Вдруг кто-то окликнул Пуританова, и он проснулся. Иван Петрович лежал у потухшего костра, а по другую сторону кострища сидел незнакомый старик и жадно доедал остатки обеда.
— А где баба? — поискав глазами, поинтересовался Пуританов. — Эта, с удочкой.
— Ее рыбка вызвала, — пояснил старик. — Опять, наверное, попалась на крючок, вот кому-то баба и понадобилась. А меня послали вместо нее. — Старик поставил тарелку на землю, вытер губы тыльной стороной ладони и без всякого энтузиазма спросил: — Ну что, пойдем удить или…
— Никаких «или», — перебил его Иван Петрович. — Иди, забрасывай удочки, а я еще посплю.
Старик отправился к воде, а Пуританов очень скоро снова погрузился в глубокий сон. И приснилось ему, что он не Иван Петрович и даже не золотая рыбка, а баба. Рыбка забросила его на другой конец озера в охотничью сторожку, и охотнику баба понравилась чрезвычайно. Он сразу потащил ее на топчан, при этом говорил разные ласковые слова и гладил по спине. Пуританов хотел было воспротивиться, но не смог, потому что был послан золотой рыбкой и собственной воли не имел.
Для своего преклонного возраста охотник оказался слишком настойчивым и шустрым. Он шарил у Ивана Петровича под кофточкой, хватал за большую грудь и крякал от удовольствия.
Пуританов лежал на спине, терпеливо дожидался, когда охотник натешится его грудью, и думал, что, видимо, существует какой-то закон, по которому и устанавливается то самое несоответствие между тем, кто ты есть на самом деле и кем мечтал стать. Вот хотелось ему быть непьющим, но это не нравилось всему окружению. Иван Петрович ни за какие коврижки не желал быть рыбкиной бабой, хотя точно знал, что в этом качестве вписался бы в любое человеческое сообщество. В крайнем случае он согласился бы навсегда остаться золотой рыбкой, но ему ненавистны были все эти корыстные рыбаки и охотники, которые никогда и ни за что тебя не отпустят, пока ты не надорвешься, выполняя их безумные желания. «Впрочем, мне не так уж плохо жилось и Пуритановым, — с грустью подумал он. — В конце концов, кто-то должен нести крест дурачка. А жизнь все равно прекрасна, и когда-нибудь она обязательно закончится, и след от нее в виде эха от свиста крыльев без остатка растворится во времени».
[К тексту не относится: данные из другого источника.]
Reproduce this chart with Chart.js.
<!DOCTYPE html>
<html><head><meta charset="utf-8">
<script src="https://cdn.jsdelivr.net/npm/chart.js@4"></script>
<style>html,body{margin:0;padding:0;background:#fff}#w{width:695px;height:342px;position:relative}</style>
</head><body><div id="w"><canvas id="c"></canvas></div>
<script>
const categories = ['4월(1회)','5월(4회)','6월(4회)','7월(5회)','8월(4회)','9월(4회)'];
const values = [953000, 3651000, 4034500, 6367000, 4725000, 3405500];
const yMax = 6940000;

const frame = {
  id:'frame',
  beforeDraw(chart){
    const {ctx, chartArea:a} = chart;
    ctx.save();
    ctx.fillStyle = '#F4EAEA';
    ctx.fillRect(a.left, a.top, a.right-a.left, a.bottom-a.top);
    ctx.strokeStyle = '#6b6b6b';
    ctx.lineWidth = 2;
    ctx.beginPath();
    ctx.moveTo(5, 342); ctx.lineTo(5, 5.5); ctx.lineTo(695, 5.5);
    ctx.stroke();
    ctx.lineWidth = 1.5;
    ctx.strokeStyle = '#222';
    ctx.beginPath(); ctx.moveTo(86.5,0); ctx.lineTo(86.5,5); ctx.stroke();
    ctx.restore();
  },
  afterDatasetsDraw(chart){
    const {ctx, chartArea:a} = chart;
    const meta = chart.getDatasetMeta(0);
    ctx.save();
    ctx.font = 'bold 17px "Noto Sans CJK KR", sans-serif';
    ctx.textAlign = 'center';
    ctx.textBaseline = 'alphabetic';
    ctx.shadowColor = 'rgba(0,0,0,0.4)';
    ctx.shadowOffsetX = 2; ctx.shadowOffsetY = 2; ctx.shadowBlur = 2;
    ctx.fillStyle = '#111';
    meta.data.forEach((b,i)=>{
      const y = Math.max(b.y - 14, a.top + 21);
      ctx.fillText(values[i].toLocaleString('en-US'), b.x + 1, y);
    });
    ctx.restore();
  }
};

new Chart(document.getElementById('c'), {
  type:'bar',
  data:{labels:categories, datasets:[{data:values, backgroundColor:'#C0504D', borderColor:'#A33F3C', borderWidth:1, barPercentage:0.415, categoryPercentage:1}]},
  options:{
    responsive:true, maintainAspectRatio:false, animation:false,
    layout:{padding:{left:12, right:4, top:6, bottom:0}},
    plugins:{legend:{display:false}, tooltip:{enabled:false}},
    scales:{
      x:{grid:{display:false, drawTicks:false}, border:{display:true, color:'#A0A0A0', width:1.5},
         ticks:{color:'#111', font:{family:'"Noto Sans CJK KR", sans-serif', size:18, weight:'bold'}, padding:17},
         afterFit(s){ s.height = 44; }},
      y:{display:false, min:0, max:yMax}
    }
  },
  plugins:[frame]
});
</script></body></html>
На этой незатейливой мысли Иван Петрович и проснулся. Он кулаками протер глаза. Сослуживцы напротив допивали третью бутылку водки. Стукачка спала мертвым сном, и что ей снилось в этот момент, было написано у нее на лице — она блаженно улыбалась.
Пуританов, не таясь, налил себе полный стакан воды и с наслаждением выпил до дна. Ему радостно было вновь ощутить себя Иваном Петровичем Пуритановым — безвредным и, в сущности, никому не нужным разгильдяем. Возвращение к реальности на миг позволило ему почувствовать себя немножечко счастливым, и он вслух с удовольствием процитировал запрещенного классика:
— «Хочешь быть счастливым, будь им!»
Серый ангел
На митинг, посвященный Международному дню солидарности трудящихся, Николай Петрович Колыванов отправился с восьмилетним сыном Алешкой. Его дородная спутница жизни Татьяна Васильевна с престарелой тещей давно орудовали ножами на кухне: шинковали и тщательно перемешивали в салатниках овощи, ювелирно нарезали колбасу с мясцом, малосольную семушку, сыр, в общем, совершали привычный праздничный ритуал, от которого Николай Петрович возбуждался не меньше, чем от супружеских объятий.
Надо сказать, что Колыванов был человеком невысоким, щуплым, а весной и осенью даже и болезненным. В последнее время он трудился охранником на фабрике игрушек, был вполне доволен и зарплатой, и графиком работы. Жизнь ему отравлял лишь один факт: супруга торговала на рынке постельным бельем и зарабатывала больше мужа. Эта несправедливость мучила его, тем более что Татьяна Васильевна нередко упрекала Николая Петровича и делала это нарочито грубо, без родственного такта.